◆ **Task details**
Look below for the line with "Emit a Python" and the line with "import plotly.graph_objects as go"; repeat exactly those two lines and all lines between them, but no pictures.

◆ **Recorded information**
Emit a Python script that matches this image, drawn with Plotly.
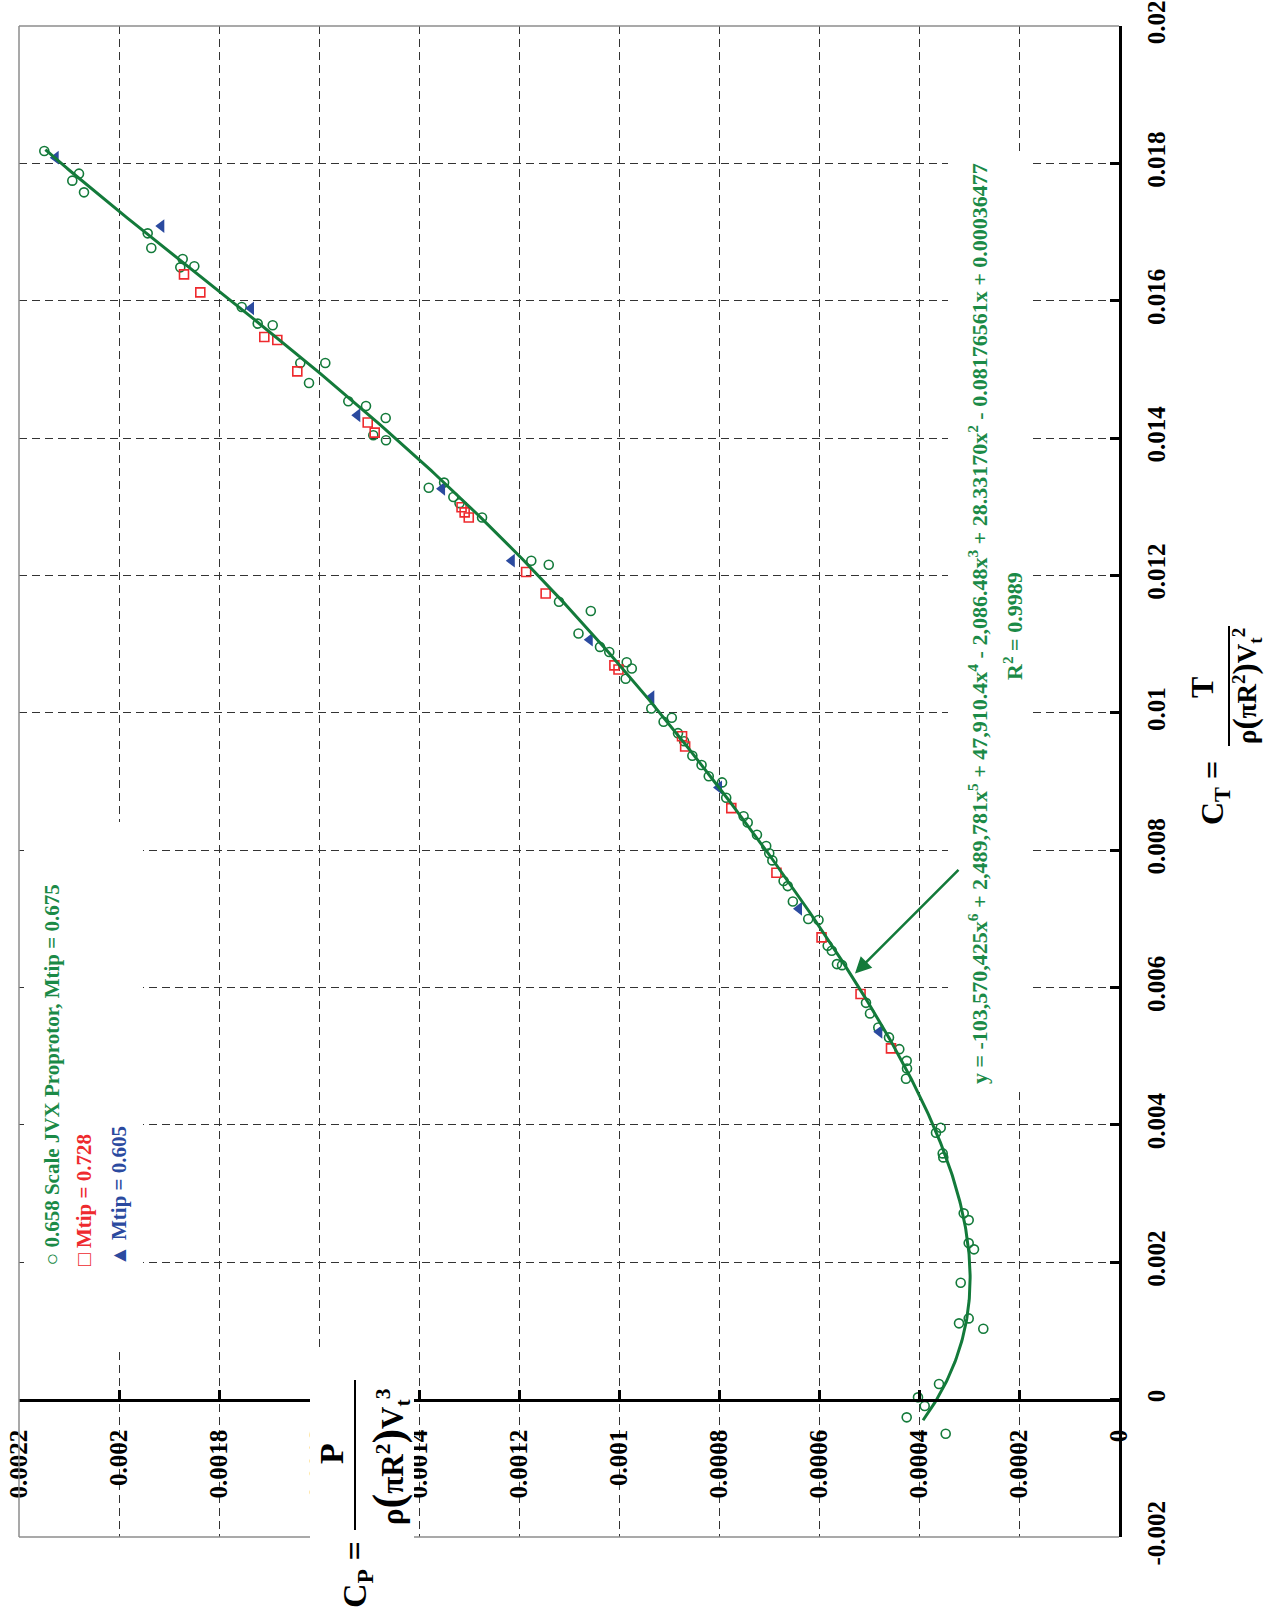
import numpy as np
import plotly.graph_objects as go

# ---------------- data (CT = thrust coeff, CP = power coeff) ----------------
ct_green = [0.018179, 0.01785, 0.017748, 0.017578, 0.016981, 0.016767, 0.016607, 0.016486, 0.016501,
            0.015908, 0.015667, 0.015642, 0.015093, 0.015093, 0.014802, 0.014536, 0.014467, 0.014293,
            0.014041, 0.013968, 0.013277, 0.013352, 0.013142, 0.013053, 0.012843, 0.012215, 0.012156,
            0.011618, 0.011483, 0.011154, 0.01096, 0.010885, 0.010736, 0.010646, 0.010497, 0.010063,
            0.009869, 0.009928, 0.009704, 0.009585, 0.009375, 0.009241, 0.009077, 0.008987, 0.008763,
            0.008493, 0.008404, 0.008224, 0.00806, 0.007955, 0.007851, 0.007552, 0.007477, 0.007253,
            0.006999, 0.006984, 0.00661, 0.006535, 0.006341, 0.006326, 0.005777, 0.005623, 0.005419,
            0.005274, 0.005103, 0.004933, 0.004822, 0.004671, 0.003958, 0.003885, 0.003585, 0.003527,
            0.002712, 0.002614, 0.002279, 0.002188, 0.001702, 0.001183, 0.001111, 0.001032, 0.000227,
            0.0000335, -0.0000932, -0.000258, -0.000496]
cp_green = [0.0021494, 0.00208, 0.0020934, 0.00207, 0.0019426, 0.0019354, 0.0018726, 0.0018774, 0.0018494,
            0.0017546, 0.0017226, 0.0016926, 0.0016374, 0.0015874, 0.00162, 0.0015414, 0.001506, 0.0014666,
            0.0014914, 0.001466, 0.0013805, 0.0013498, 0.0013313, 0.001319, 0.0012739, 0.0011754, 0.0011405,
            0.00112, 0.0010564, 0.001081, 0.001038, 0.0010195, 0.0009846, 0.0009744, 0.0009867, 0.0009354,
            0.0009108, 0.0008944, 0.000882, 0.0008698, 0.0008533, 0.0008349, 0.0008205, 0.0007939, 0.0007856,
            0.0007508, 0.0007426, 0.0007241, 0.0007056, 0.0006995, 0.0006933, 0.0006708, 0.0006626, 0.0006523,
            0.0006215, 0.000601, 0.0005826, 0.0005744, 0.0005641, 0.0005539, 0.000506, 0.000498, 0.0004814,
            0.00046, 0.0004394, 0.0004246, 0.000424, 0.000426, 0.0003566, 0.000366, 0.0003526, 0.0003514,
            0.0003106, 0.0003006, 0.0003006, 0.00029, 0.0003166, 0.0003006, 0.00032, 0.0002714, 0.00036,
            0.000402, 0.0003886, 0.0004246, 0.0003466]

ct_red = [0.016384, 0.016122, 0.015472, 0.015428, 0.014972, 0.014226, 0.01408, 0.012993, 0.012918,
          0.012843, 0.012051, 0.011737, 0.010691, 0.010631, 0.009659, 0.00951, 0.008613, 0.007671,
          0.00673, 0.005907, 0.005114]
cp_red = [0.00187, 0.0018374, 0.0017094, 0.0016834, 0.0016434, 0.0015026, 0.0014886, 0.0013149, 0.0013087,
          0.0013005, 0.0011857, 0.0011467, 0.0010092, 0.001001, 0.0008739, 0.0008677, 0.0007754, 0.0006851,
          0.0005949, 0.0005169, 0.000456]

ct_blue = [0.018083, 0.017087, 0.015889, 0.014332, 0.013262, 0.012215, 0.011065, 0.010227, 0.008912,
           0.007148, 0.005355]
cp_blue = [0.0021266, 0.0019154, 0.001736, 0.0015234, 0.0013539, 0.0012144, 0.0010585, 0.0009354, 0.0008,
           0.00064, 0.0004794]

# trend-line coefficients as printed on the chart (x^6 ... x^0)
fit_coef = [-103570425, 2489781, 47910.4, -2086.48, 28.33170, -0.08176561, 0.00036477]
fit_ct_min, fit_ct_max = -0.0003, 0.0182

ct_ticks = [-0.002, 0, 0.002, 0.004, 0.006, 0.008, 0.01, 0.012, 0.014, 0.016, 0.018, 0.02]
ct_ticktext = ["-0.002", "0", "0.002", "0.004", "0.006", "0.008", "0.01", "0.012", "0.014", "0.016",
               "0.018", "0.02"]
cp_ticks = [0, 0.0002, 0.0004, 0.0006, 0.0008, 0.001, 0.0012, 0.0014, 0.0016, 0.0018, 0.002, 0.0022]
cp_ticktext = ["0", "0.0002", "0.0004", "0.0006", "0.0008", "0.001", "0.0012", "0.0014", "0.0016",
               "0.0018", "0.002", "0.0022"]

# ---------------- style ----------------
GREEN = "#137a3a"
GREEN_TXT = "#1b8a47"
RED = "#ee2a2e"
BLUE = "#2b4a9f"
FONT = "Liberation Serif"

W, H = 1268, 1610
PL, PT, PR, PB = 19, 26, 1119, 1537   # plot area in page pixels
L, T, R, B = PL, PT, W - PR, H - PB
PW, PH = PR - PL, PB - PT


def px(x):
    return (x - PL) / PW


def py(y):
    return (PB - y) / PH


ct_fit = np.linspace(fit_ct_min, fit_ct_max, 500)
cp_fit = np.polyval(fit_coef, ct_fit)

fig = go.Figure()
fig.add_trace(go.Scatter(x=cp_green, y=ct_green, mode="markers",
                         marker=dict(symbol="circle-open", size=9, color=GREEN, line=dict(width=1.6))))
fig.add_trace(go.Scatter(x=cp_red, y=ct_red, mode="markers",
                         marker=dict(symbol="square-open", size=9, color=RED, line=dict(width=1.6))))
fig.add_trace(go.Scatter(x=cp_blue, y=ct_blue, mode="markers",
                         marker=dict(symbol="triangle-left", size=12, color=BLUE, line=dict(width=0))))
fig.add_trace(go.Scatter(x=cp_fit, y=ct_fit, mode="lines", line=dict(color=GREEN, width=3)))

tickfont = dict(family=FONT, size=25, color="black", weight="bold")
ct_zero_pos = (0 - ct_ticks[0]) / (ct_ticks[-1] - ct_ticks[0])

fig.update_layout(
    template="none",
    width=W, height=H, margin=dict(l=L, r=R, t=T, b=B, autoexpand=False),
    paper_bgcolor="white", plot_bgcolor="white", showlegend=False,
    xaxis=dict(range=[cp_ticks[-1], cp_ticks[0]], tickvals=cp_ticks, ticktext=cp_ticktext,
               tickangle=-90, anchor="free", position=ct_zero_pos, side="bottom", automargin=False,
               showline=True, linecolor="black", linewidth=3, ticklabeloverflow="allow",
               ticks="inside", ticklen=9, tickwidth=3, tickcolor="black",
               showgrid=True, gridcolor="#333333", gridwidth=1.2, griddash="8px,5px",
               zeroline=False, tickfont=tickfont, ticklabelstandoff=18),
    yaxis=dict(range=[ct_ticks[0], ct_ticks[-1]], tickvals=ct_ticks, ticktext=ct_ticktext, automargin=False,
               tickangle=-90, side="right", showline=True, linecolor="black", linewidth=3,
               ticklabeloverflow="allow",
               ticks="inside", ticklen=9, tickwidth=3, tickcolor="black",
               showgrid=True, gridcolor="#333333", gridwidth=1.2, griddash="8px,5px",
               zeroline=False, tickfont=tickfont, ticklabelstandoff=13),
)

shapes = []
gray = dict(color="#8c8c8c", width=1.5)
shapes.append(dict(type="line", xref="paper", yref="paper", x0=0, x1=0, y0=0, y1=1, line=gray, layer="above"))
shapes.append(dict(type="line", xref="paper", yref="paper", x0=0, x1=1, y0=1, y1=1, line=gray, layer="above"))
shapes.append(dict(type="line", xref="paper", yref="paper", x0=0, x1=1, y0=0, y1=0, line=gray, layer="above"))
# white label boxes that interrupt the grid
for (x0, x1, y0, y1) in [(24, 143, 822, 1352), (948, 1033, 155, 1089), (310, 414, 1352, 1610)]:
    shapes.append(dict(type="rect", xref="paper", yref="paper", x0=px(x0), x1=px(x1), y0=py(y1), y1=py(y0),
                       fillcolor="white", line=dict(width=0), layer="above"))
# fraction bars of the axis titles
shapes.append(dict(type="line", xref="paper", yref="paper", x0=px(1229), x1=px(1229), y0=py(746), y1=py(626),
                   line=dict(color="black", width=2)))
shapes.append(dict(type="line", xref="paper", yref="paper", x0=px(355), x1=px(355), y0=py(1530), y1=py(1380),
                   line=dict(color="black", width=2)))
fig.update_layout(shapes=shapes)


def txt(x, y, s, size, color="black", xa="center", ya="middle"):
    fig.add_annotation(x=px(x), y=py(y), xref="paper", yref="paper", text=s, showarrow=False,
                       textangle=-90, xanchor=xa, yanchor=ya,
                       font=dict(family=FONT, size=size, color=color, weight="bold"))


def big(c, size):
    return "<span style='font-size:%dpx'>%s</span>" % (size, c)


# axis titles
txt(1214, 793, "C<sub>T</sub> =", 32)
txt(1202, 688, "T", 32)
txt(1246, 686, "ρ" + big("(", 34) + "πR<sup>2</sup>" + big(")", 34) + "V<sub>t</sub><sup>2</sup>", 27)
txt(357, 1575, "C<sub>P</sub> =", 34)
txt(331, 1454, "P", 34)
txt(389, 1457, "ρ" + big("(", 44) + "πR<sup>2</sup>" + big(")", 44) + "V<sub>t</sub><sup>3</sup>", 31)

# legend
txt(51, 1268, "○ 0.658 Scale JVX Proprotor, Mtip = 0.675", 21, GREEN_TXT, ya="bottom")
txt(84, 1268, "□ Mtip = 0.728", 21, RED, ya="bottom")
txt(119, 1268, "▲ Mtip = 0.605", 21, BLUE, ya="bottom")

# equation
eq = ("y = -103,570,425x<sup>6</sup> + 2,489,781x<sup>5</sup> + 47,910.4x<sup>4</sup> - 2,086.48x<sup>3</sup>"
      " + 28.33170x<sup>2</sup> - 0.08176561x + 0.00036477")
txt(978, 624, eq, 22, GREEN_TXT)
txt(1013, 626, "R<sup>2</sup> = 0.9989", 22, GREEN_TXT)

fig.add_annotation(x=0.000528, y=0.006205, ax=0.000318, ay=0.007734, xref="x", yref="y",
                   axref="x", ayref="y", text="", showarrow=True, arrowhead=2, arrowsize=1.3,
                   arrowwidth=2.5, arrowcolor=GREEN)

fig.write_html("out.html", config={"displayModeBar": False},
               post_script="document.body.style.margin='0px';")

* * *

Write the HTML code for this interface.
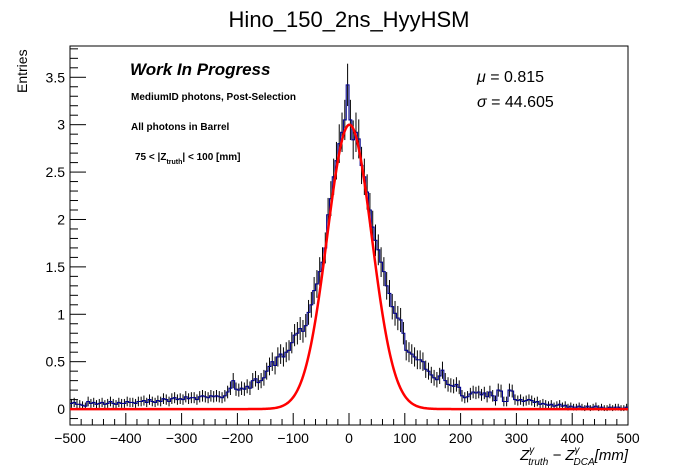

◆ **Solution below**
Emit a Python script that matches this image, drawn with Plotly.
import numpy as np
import plotly.graph_objects as go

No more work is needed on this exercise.